Triangulate your thinking – gain better insights for new business

It’s easy to get myopic when you’re busy and working on new business. Soon as the brief lands; you hit the keyboard and start with the solution writing. That doesn’t always lead to the best insights for new business.

But I’ve been reminded again recently of the need to hang fire and if at all possible, triangulate your thinking.

By that I mean (and may be stating.the.very.obvious) : look at a range of information before you form a view or solution for your marketing challenges or opportunities.

There are lots of strategy ‘how we do things here’ models available.

You probably have one yourself and it may have a few D’s (Discover, Define..etc) in it and will probably have have some nice graphics and be in your creds (if you are an agency) or on your intranet (if you are a client brand team).

Trouble is, diagrams are easy to file away and faced with a brief (‘build a website’/ ‘improve the website ‘, ‘sell more online’, ‘create compelling content for social media channels’) etc – it’s easy to jump straight in.

To only look at the analytics or to have a quick scan through twitter / blogs / industry sites to get some instant insight.

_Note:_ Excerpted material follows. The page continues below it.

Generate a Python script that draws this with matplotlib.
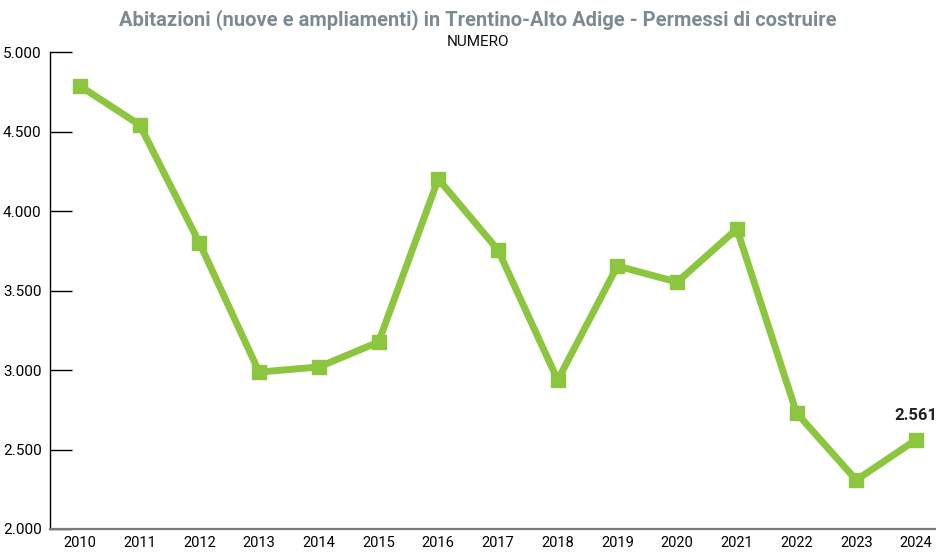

But that wouldn’t necessarily deliver the best strategy and it’s harder to halt proceedings during the implementation stage than it is to make the time up front for some extra due diligence.

That could include finding what previous research has been done (people will often say not much or none, then after a double-check; find that customer / market report they commissioned last year).

It could also include some desk research of your own looking at industry reports, competitor activity, or it could involve commissioning a quick survey (e.g via surveymonkey) to fill a vacuum of knowledge or to add substantiation and colour to your initial thinking.

My preference for keeping hold of the strands of insight I get when looking at a stack of sources is to mind map themes that look to be coming to the fore.

And to use Evernote to hold the long form / original info source so I can check back when I need to.

I’m not talking about creative / design solutions as such here by the way – but the temptation to fire up Photoshop without looking around the brief in a similar 360 way is also a mistake I think.

Same goes for usability.

The temptation / pressure (from experience) is to get feedback from only a few ‘users’ (what kind of users exactly?).

But if you can, triangulating your thinking via a pop-up survey, talking to groups, asking different types of users to run through tasks and also using eye tracking / mouse tracking software all help form the most robust conclusions and insight.

Obviously all this is dependent on budgets and timescales.

But the principle should be to stop and look at as many sources of insight as possible within those constraints before launching into solution mode.